**Set problem**
Nothing beyond the line containing "0,3,0,5,1,2,0,8,74,103,95,129,44,0,0,0,0,0,0,0];" is to be printed; print exactly each line from the start of the records below through that line, leaving out pictures.

== Input rows

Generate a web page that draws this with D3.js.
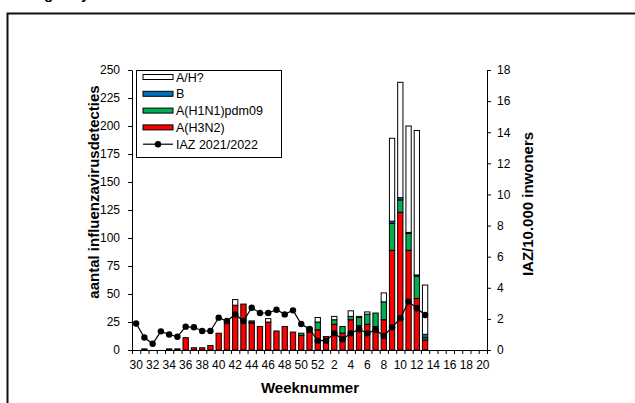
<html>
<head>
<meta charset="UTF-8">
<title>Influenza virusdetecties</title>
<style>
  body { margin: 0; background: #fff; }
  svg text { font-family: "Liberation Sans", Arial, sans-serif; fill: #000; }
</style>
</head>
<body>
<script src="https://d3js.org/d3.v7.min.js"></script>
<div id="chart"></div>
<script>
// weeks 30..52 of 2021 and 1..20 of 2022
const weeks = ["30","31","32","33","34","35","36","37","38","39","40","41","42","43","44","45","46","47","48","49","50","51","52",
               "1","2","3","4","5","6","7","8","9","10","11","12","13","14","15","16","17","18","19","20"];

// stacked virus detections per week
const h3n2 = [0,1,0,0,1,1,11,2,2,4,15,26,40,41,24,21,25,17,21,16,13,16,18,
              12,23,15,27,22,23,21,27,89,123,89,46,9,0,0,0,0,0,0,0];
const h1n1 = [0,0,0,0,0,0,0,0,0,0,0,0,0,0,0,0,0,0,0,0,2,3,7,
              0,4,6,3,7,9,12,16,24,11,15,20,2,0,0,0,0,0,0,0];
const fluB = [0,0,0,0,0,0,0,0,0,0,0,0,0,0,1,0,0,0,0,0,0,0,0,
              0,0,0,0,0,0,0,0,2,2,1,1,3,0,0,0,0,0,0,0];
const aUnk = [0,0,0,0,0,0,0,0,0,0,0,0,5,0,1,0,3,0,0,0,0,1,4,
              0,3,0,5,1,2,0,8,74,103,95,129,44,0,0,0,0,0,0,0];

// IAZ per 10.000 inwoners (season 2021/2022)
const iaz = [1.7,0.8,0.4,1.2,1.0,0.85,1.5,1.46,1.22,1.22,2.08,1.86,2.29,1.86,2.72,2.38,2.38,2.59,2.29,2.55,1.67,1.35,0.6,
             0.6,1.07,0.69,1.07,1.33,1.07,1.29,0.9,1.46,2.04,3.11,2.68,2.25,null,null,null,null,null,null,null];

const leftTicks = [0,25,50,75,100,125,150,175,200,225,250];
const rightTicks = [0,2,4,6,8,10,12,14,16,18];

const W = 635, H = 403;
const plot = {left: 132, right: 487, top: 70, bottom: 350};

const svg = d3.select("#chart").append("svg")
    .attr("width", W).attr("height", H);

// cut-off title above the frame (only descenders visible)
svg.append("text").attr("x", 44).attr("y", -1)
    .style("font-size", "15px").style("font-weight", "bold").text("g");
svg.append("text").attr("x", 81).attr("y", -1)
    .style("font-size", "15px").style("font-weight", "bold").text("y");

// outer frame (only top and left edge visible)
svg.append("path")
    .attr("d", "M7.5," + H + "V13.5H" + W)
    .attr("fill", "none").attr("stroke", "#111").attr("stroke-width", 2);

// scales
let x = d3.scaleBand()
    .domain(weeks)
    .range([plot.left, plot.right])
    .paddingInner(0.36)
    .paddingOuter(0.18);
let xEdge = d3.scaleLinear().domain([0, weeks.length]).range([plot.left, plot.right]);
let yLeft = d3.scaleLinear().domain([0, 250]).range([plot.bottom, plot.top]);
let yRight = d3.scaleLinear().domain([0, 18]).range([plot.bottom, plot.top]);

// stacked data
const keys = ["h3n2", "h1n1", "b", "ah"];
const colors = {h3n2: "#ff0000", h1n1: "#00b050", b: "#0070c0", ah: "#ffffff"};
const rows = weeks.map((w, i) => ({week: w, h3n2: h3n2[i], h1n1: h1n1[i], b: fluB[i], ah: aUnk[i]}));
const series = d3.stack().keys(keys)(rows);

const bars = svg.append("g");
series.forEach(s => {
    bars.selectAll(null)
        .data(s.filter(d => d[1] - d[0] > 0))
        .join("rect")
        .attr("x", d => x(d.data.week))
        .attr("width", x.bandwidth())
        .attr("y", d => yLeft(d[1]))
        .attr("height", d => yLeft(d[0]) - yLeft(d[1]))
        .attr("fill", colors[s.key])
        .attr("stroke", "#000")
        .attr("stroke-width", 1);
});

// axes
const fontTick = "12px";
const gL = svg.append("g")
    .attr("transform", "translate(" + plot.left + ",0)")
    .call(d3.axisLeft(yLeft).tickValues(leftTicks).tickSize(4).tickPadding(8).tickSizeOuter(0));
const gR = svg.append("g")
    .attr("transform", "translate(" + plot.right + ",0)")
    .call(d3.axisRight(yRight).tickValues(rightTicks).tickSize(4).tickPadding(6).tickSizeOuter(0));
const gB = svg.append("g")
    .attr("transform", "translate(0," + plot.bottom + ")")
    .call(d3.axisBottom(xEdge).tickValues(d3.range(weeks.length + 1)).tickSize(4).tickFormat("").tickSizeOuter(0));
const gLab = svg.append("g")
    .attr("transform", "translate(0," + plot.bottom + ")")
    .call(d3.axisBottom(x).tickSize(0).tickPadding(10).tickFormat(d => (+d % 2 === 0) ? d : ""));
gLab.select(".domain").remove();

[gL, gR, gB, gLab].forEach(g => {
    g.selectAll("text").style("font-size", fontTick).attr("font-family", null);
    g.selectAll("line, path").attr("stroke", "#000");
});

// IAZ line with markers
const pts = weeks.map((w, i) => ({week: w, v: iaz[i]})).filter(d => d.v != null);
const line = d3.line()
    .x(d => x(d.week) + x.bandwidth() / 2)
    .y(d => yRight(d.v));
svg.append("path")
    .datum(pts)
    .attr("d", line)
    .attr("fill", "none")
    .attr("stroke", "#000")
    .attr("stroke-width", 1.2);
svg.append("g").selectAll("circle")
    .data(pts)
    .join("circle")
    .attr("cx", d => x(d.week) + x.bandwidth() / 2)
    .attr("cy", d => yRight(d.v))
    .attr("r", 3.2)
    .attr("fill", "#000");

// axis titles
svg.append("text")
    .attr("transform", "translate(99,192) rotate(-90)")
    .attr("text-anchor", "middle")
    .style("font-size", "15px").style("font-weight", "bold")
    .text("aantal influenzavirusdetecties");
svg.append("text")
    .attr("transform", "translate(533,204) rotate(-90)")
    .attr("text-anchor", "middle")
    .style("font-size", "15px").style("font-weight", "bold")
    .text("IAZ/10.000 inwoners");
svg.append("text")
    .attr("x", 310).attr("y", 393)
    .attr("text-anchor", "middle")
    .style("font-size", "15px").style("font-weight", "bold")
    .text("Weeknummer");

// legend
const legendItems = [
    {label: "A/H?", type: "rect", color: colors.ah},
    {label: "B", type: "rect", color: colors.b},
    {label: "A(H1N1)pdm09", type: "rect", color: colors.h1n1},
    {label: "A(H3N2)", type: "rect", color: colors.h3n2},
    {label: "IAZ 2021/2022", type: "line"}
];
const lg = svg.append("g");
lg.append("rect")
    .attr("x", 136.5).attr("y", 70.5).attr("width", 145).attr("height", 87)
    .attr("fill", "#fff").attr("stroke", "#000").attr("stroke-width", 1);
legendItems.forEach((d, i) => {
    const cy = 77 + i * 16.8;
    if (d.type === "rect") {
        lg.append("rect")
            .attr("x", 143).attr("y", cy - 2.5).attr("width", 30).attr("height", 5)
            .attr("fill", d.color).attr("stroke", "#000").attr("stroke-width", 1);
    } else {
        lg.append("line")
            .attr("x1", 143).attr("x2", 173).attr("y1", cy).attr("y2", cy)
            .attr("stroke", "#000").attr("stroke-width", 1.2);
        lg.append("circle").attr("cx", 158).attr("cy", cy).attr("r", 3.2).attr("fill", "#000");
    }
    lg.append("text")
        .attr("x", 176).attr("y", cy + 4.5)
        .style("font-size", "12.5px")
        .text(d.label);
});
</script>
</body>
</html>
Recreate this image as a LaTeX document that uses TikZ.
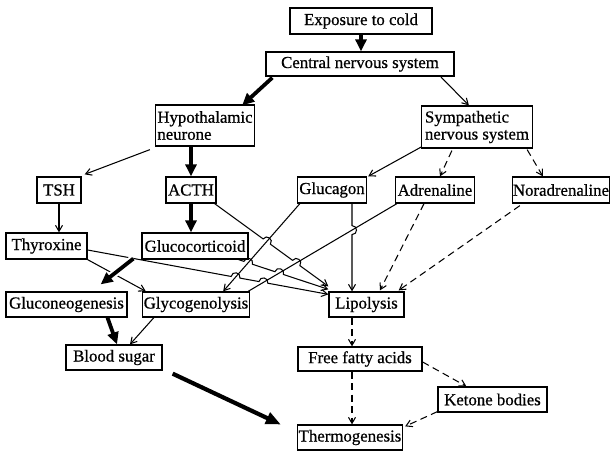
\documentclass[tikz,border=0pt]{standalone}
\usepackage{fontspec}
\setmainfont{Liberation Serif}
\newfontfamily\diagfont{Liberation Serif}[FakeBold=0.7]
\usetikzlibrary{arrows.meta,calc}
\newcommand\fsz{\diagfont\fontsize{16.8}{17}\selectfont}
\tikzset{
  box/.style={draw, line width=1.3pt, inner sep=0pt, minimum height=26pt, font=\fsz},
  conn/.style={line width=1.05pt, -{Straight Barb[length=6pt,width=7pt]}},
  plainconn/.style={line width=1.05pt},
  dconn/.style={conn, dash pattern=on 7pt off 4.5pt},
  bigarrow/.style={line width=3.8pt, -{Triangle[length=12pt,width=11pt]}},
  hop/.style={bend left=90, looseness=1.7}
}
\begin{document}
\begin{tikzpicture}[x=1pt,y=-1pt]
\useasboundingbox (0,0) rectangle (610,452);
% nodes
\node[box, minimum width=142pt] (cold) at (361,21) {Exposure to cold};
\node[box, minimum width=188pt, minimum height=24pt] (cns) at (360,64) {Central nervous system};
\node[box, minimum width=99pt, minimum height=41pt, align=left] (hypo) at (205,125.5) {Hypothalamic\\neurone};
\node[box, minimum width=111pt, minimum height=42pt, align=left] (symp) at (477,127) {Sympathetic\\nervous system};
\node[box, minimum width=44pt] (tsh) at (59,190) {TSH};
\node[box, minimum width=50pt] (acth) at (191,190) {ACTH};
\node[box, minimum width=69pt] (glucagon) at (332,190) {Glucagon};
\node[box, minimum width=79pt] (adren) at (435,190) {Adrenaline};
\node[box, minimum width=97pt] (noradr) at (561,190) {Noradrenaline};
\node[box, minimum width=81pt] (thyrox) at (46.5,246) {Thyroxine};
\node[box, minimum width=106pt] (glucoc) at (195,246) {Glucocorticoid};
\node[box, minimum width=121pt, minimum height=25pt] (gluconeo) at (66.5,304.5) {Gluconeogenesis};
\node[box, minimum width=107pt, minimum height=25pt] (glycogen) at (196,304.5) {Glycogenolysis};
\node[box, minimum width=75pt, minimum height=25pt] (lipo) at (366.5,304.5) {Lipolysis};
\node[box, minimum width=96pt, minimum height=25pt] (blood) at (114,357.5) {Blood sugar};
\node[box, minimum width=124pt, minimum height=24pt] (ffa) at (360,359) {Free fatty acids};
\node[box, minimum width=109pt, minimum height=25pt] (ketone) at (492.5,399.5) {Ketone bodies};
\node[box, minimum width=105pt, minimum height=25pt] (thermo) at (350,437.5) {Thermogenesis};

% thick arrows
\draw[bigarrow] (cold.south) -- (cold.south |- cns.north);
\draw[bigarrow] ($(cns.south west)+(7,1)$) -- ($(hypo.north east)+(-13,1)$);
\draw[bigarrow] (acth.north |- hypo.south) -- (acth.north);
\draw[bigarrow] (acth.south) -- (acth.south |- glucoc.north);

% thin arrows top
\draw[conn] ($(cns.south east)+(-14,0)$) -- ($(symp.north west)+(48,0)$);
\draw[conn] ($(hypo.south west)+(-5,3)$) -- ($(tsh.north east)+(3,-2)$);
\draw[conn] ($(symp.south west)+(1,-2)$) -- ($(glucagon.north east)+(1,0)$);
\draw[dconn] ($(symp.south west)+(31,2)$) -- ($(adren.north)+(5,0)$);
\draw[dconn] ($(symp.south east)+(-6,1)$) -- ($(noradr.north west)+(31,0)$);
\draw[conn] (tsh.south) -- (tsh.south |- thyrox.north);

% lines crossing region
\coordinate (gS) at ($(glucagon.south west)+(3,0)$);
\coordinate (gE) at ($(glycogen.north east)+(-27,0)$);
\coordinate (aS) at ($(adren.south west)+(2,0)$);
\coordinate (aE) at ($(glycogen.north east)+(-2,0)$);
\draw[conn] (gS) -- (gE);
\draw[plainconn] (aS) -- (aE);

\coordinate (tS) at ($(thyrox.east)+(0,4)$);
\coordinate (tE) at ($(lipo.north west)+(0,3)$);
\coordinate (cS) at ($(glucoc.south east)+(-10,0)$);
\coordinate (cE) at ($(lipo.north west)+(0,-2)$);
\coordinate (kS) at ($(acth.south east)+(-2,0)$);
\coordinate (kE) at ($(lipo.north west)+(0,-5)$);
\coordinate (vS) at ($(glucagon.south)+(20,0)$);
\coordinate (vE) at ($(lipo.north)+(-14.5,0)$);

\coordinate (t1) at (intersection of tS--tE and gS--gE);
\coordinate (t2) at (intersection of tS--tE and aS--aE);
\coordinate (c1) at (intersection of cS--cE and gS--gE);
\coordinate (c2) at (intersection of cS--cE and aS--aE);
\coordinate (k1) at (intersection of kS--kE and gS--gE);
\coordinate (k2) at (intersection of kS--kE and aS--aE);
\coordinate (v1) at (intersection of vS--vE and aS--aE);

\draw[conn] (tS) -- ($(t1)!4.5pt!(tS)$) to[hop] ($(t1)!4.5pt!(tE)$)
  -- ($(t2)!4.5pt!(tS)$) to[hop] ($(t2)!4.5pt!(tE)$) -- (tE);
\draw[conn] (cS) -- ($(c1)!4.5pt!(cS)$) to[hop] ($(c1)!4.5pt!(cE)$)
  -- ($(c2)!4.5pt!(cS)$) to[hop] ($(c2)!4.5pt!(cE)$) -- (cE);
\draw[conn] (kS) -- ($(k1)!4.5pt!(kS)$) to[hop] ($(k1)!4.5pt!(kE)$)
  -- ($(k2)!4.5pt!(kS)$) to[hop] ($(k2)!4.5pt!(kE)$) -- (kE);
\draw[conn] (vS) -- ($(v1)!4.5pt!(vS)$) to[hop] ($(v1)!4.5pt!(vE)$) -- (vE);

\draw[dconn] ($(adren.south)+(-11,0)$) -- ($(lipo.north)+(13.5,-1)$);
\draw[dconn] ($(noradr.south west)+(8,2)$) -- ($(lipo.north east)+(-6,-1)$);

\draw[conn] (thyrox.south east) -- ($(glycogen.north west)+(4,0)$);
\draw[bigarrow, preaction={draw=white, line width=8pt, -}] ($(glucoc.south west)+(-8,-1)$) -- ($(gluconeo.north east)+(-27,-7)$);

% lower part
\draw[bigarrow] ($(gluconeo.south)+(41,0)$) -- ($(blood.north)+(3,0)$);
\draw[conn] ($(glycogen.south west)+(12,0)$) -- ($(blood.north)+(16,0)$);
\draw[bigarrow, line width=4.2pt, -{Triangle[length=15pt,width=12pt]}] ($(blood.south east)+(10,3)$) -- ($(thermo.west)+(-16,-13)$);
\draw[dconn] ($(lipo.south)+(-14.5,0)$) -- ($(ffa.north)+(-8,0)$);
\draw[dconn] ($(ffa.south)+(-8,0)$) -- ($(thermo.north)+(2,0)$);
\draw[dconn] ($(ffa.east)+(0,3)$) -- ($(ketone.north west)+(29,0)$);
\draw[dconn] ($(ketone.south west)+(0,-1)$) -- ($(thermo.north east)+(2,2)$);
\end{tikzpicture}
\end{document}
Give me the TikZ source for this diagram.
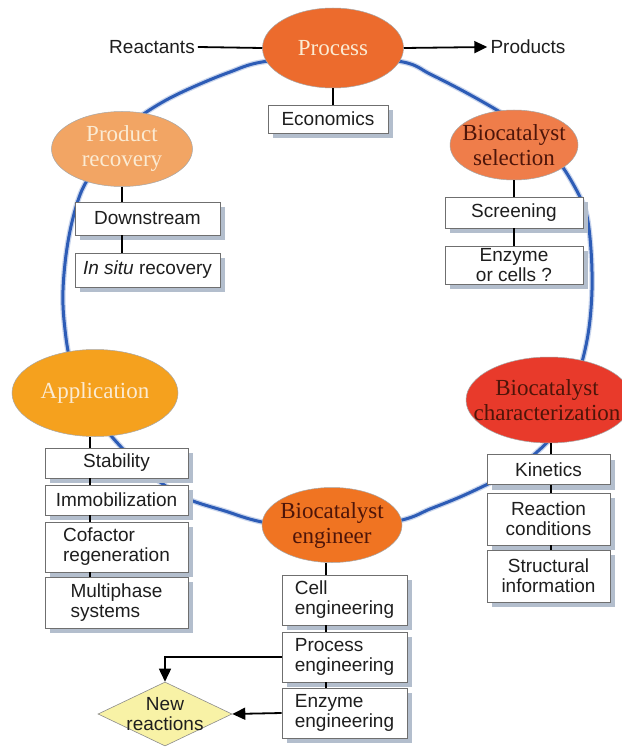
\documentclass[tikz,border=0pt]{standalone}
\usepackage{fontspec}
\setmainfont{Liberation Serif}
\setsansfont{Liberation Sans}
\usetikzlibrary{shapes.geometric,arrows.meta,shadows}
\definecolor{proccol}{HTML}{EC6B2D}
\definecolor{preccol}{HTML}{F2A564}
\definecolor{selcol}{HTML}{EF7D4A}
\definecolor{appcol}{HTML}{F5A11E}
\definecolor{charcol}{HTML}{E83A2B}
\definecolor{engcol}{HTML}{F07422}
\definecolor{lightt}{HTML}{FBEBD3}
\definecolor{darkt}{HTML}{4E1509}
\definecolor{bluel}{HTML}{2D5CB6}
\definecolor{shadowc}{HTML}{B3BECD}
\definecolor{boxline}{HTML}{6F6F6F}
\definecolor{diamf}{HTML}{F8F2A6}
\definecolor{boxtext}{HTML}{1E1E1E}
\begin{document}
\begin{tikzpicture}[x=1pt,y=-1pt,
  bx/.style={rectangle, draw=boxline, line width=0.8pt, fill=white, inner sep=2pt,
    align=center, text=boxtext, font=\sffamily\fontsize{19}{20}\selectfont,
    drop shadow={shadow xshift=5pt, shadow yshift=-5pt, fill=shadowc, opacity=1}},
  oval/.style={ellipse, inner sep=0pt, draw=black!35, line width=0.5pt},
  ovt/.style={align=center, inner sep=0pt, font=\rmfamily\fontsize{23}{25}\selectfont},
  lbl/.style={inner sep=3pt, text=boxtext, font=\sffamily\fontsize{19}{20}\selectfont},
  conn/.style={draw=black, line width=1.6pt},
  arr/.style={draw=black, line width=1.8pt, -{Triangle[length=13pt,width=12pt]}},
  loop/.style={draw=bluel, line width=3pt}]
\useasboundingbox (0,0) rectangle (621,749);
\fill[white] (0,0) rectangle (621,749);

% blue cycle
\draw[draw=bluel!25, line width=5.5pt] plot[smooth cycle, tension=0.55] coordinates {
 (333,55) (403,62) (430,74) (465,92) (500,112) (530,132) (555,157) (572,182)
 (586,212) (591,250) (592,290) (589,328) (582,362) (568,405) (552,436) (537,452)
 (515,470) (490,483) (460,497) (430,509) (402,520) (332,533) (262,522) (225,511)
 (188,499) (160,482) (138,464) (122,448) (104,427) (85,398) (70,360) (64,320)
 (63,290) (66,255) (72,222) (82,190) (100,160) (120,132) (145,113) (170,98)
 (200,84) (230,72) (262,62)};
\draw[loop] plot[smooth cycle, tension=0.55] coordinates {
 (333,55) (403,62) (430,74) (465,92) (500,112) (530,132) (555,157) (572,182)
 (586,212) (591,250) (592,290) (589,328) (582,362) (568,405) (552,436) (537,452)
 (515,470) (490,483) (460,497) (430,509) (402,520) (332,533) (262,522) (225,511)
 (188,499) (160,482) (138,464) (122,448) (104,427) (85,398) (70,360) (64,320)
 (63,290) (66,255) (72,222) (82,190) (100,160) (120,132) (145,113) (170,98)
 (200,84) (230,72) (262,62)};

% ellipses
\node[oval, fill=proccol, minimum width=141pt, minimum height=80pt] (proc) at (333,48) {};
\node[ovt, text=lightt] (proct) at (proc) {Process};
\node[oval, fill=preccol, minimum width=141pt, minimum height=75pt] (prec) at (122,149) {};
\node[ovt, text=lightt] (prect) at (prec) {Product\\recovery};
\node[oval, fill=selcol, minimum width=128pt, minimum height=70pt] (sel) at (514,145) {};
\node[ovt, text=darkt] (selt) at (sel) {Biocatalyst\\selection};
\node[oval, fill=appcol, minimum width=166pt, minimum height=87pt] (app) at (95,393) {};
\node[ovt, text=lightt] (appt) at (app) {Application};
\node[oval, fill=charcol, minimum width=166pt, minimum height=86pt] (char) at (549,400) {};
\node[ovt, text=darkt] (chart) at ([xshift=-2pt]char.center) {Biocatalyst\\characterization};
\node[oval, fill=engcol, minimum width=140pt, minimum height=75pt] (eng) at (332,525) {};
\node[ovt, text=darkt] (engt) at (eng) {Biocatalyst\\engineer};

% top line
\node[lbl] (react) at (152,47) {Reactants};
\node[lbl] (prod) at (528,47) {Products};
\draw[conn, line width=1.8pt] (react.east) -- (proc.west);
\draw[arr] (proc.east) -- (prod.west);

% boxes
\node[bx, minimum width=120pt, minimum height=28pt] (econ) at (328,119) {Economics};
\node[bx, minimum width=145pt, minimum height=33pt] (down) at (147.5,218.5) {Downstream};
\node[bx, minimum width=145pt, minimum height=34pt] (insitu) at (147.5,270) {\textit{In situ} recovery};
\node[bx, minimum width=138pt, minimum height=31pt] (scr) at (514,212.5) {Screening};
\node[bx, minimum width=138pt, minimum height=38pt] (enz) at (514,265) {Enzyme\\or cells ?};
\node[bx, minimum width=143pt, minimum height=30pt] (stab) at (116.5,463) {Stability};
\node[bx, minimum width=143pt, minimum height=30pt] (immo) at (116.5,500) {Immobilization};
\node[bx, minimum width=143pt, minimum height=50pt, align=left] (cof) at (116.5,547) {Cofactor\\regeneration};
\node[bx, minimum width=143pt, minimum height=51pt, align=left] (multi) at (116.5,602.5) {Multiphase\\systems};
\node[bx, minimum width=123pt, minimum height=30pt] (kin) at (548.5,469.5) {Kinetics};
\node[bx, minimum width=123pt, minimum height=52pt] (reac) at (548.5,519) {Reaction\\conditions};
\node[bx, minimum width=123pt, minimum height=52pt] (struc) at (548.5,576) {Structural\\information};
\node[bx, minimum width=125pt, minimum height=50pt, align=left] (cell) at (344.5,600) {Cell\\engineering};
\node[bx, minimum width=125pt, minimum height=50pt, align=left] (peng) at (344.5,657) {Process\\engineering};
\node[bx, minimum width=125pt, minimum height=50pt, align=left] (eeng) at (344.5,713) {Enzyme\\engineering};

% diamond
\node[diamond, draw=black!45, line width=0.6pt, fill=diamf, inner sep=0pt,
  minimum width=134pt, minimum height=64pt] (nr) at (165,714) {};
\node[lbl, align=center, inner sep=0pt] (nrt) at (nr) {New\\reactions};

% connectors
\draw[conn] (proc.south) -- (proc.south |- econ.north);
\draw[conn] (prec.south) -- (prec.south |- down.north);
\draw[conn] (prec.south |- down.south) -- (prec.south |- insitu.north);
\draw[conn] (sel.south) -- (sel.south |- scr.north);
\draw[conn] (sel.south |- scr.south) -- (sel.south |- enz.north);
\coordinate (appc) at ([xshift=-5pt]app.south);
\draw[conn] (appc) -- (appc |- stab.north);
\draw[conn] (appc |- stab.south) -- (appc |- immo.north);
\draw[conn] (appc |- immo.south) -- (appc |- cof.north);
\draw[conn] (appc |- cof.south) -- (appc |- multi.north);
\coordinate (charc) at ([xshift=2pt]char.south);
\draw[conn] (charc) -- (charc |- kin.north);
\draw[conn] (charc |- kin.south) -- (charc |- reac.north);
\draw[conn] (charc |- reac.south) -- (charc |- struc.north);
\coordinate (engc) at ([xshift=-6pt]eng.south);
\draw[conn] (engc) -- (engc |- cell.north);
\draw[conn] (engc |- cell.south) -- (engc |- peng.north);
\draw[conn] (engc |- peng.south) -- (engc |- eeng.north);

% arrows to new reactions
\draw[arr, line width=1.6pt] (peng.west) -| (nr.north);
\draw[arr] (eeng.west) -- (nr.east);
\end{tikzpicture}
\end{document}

====

**Solution for this problem**
Generate a web page that draws this with D3.js.
<html>
<head>
<meta charset="UTF-8">
<title>Influenza virusdetecties</title>
<style>
  body { margin: 0; background: #fff; }
  svg text { font-family: "Liberation Sans", Arial, sans-serif; fill: #000; }
</style>
</head>
<body>
<script src="https://d3js.org/d3.v7.min.js"></script>
<div id="chart"></div>
<script>
// weeks 30..52 of 2021 and 1..20 of 2022
const weeks = ["30","31","32","33","34","35","36","37","38","39","40","41","42","43","44","45","46","47","48","49","50","51","52",
               "1","2","3","4","5","6","7","8","9","10","11","12","13","14","15","16","17","18","19","20"];

// stacked virus detections per week
const h3n2 = [0,1,0,0,1,1,11,2,2,4,15,26,40,41,24,21,25,17,21,16,13,16,18,
              12,23,15,27,22,23,21,27,89,123,89,46,9,0,0,0,0,0,0,0];
const h1n1 = [0,0,0,0,0,0,0,0,0,0,0,0,0,0,0,0,0,0,0,0,2,3,7,
              0,4,6,3,7,9,12,16,24,11,15,20,2,0,0,0,0,0,0,0];
const fluB = [0,0,0,0,0,0,0,0,0,0,0,0,0,0,1,0,0,0,0,0,0,0,0,
              0,0,0,0,0,0,0,0,2,2,1,1,3,0,0,0,0,0,0,0];
const aUnk = [0,0,0,0,0,0,0,0,0,0,0,0,5,0,1,0,3,0,0,0,0,1,4,
              0,3,0,5,1,2,0,8,74,103,95,129,44,0,0,0,0,0,0,0];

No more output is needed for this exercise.